Task instructions: Print, word for word, every line from the beginning of the listing up to and including the line with "from matplotlib.ticker import MultipleLocator". Pictures are to be excluded.

........

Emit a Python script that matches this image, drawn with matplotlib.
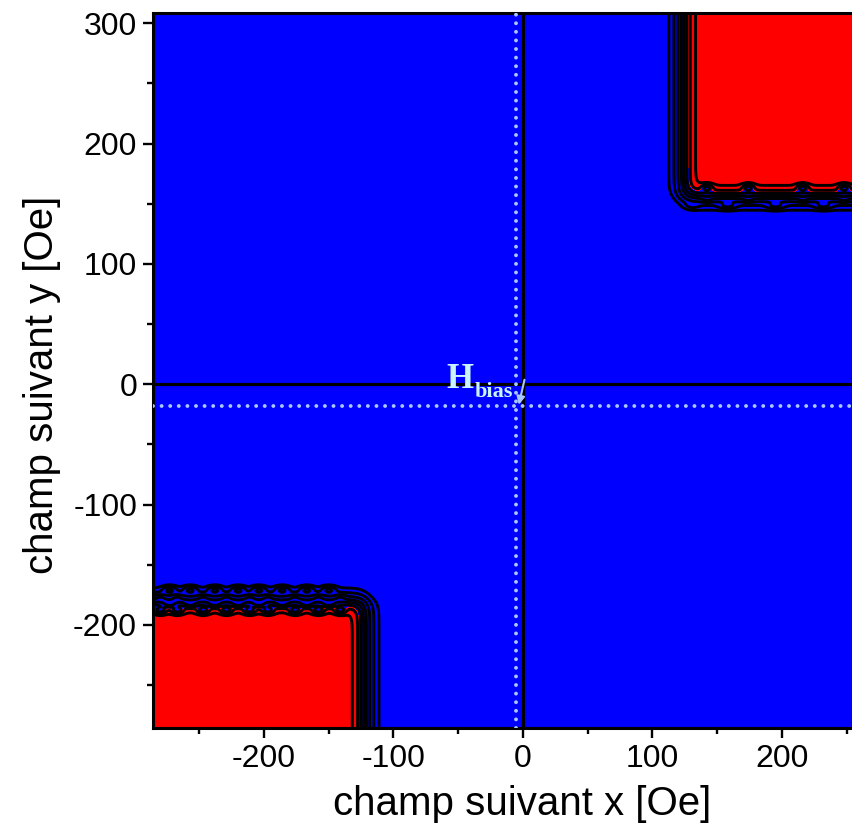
import numpy as np
import matplotlib
matplotlib.use("Agg")
import matplotlib.pyplot as plt
from matplotlib.colors import ListedColormap
from matplotlib.ticker import MultipleLocator

plt.rcParams["font.family"] = ["Liberation Sans", "DejaVu Sans"]
plt.rcParams["axes.unicode_minus"] = False

# Switching map: centres of the transition bands [Oe]
upper_switch_x = 124.5
upper_switch_y = 156.5
lower_switch_x = -123.0
lower_switch_y = -181.0
band_width = 3.4

# Ripple sites along the horizontal transitions [Oe]
upper_ripple_x = [142, 174, 216, 248]
upper_gap_x = [128, 158, 195, 232]
lower_ripple_x = [-280, -267, -247, -229, -211, -197, -176, -158, -141]
lower_gap_x = [-273, -257, -238, -220, -204, -186, -167, -150]

# Exchange-bias offset of the loop centre [Oe]
h_bias_x = -5.0
h_bias_y = -18.0

x_limits = [-285.7, 258.0]
y_limits = [-285.6, 308.3]
x_major = 100
y_major = 100
minor_step = 50

contour_levels = [0.03, 0.09, 0.2, 0.35, 0.5, 0.65, 0.8, 0.93]
fill_threshold = 0.75

BLUE = "#0000ff"
RED = "#ff0000"
DOT = "#a8c8ff"
LABEL = "#c8f4ff"

# ---- field on a grid ----
xs = np.linspace(-300, 275, 1400)
ys = np.linspace(-300, 325, 1400)
X, Y = np.meshgrid(xs, ys)


def step(u):
    return 1.0 / (1.0 + np.exp(-u / band_width))


def sites(xv, centres, width=4.5):
    out = np.zeros_like(xv)
    for c in centres:
        out += np.exp(-((xv - c) / width) ** 2)
    return np.clip(out, 0, 1)


def band(yv, centre, width=3.0):
    return np.exp(-((yv - centre) / width) ** 2)


def corner(dx, dy):
    # switching region with slightly rounded corner
    return step(dx) * step(dy)


r_up = sites(X, upper_ripple_x)
g_up = sites(X, upper_gap_x, width=6.0)
upper = corner(X - upper_switch_x, Y - upper_switch_y)
gate_up = step(X - upper_switch_x - 6)
upper += 0.16 * g_up * band(Y, upper_switch_y - 8, 2.5) * gate_up
upper += 0.10 * r_up * band(Y, upper_switch_y - 3, 2.5) * gate_up
upper -= 0.30 * r_up * band(Y, upper_switch_y + 7, 2.8) * gate_up

r_lo = sites(X, lower_ripple_x)
g_lo = sites(X, lower_gap_x, width=5.0)
lower = corner(lower_switch_x - X, lower_switch_y - Y)
gate_lo = step(lower_switch_x - X - 6)
lower += 0.18 * g_lo * band(Y, lower_switch_y + 10, 2.8) * gate_lo
lower += 0.12 * r_lo * band(Y, lower_switch_y + 4, 2.5) * gate_lo
lower -= 0.32 * r_lo * band(Y, lower_switch_y - 7, 2.8) * gate_lo
lower -= 0.20 * g_lo * band(Y, lower_switch_y - 2, 2.5) * gate_lo

Z = upper + lower

# ---- figure ----
W, H = 852, 838
fig = plt.figure(figsize=(W / 100, H / 100), dpi=100)
ax_left, ax_right, ax_top, ax_bottom = 153, 857, 13.3, 728
ax = fig.add_axes([ax_left / W, (H - ax_bottom) / H,
                   (ax_right - ax_left) / W, (ax_bottom - ax_top) / H])

ax.contourf(X, Y, Z, levels=[-1, fill_threshold, 3],
            cmap=ListedColormap([BLUE, RED]))
ax.contour(X, Y, Z, levels=contour_levels, colors="black",
           linewidths=2.1)

ax.axhline(0, color="black", lw=2.2, zorder=3)
ax.axvline(0, color="black", lw=2.2, zorder=3)

dots = dict(color=DOT, lw=2.8, linestyle=(0, (0.01, 2.2)),
            dash_capstyle="round", zorder=4)
ax.axhline(h_bias_y, **dots)
ax.axvline(h_bias_x, **dots)

ax.text(-59.0, -3.1, "H", family=["Liberation Serif"], weight="bold",
        fontsize=25, color=LABEL, ha="left", va="baseline", zorder=5)
ax.text(-37.5, -10.3, "bias", family=["Liberation Serif"], weight="bold",
        fontsize=16, color=LABEL, ha="left", va="baseline", zorder=5)
ax.annotate("", xy=(h_bias_x + 1.8, h_bias_y + 1.0), xytext=(1.2, 3.8),
            arrowprops=dict(arrowstyle="-|>", color=DOT, lw=1.5,
                            mutation_scale=12, shrinkA=0, shrinkB=0),
            zorder=5)

ax.set_xlim(*x_limits)
ax.set_ylim(*y_limits)
ax.xaxis.set_major_locator(MultipleLocator(x_major))
ax.yaxis.set_major_locator(MultipleLocator(y_major))
ax.xaxis.set_minor_locator(MultipleLocator(minor_step))
ax.yaxis.set_minor_locator(MultipleLocator(minor_step))
ax.tick_params(which="major", direction="out", length=7.5, width=1.7,
               labelsize=23, pad=4)
ax.tick_params(which="minor", direction="out", length=4.3, width=1.7)
for s in ax.spines.values():
    s.set_linewidth(2.2)

ax.set_xlabel("champ suivant x [Oe]", fontsize=29)
ax.set_ylabel("champ suivant y [Oe]", fontsize=29)
ax.xaxis.set_label_coords((522 - ax_left) / (ax_right - ax_left), -0.08)
ax.yaxis.set_label_coords(-0.13, (ax_bottom - 385) / (ax_bottom - ax_top))

fig.savefig("out.png", dpi=100)
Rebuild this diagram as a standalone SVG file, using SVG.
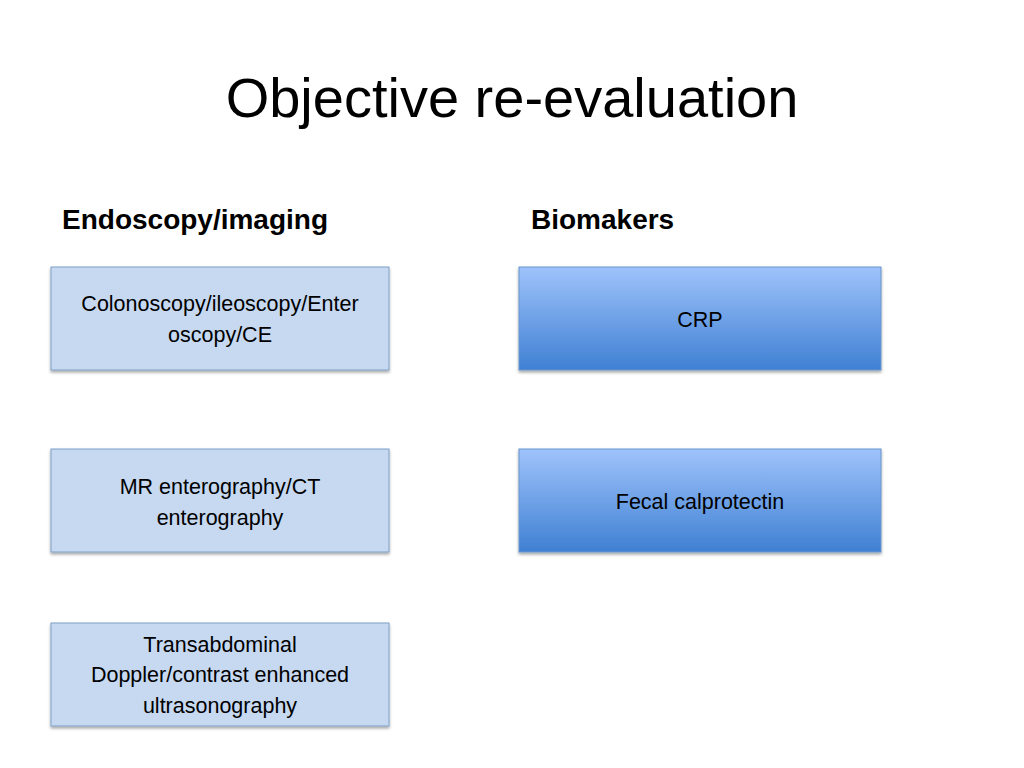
<svg xmlns="http://www.w3.org/2000/svg" width="1024" height="768" viewBox="0 0 1024 768">
<defs>
<linearGradient id="g" x1="0" y1="0" x2="0" y2="1"><stop offset="0" stop-color="#9fc3fb"/><stop offset="1" stop-color="#3f80d3"/></linearGradient>
<filter id="sh" x="-5%" y="-5%" width="110%" height="120%"><feDropShadow dx="0" dy="2" stdDeviation="1.5" flood-opacity="0.35"/></filter>
</defs>
<style>
text{font-family:"Liberation Sans",Arial,sans-serif;fill:#000}
.l{fill:#c6d9f1;stroke:#7f9fc6;stroke-width:1}
.b{fill:url(#g);stroke:#6a95cc;stroke-width:1}
.t{font-size:21.5px;text-anchor:middle}
.h{font-size:28px;font-weight:bold}
</style>
<rect width="1024" height="768" fill="#fff"/>
<text x="512" y="117" font-size="56" text-anchor="middle">Objective re-evaluation</text>
<text class="h" x="62" y="229">Endoscopy/imaging</text>
<text class="h" x="531" y="229">Biomakers</text>
<g id="n1"><rect class="l" x="51" y="267" width="338" height="103" filter="url(#sh)"/><text class="t" x="220" y="311">Colonoscopy/ileoscopy/Enter</text><text class="t" x="220" y="342">oscopy/CE</text></g>
<g id="n2"><rect class="l" x="51" y="449" width="338" height="103" filter="url(#sh)"/><text class="t" x="220" y="494">MR enterography/CT</text><text class="t" x="220" y="525">enterography</text></g>
<g id="n3"><rect class="l" x="51" y="623" width="338" height="103" filter="url(#sh)"/><text class="t" x="220" y="652">Transabdominal</text><text class="t" x="220" y="682">Doppler/contrast enhanced</text><text class="t" x="220" y="713">ultrasonography</text></g>
<g id="n4"><rect class="b" x="519" y="267" width="362" height="103" filter="url(#sh)"/><text class="t" x="700" y="327">CRP</text></g>
<g id="n5"><rect class="b" x="519" y="449" width="362" height="103" filter="url(#sh)"/><text class="t" x="700" y="509">Fecal calprotectin</text></g>
<g id="connectors"/>
</svg>
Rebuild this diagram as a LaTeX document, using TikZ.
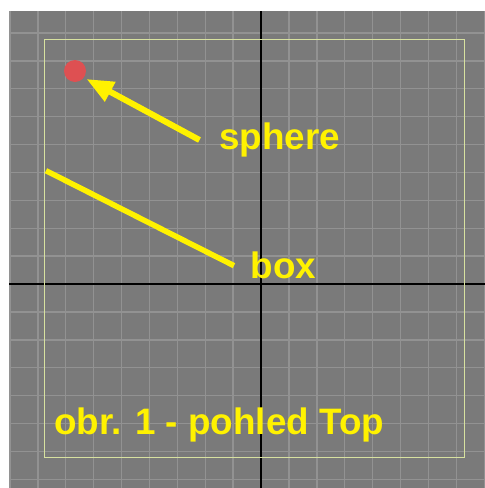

........

Output:
Emit a Python script that matches this image, drawn with matplotlib.
import numpy as np
import matplotlib
matplotlib.use("Agg")
import matplotlib.pyplot as plt
from matplotlib.colors import ListedColormap
from matplotlib.ticker import MultipleLocator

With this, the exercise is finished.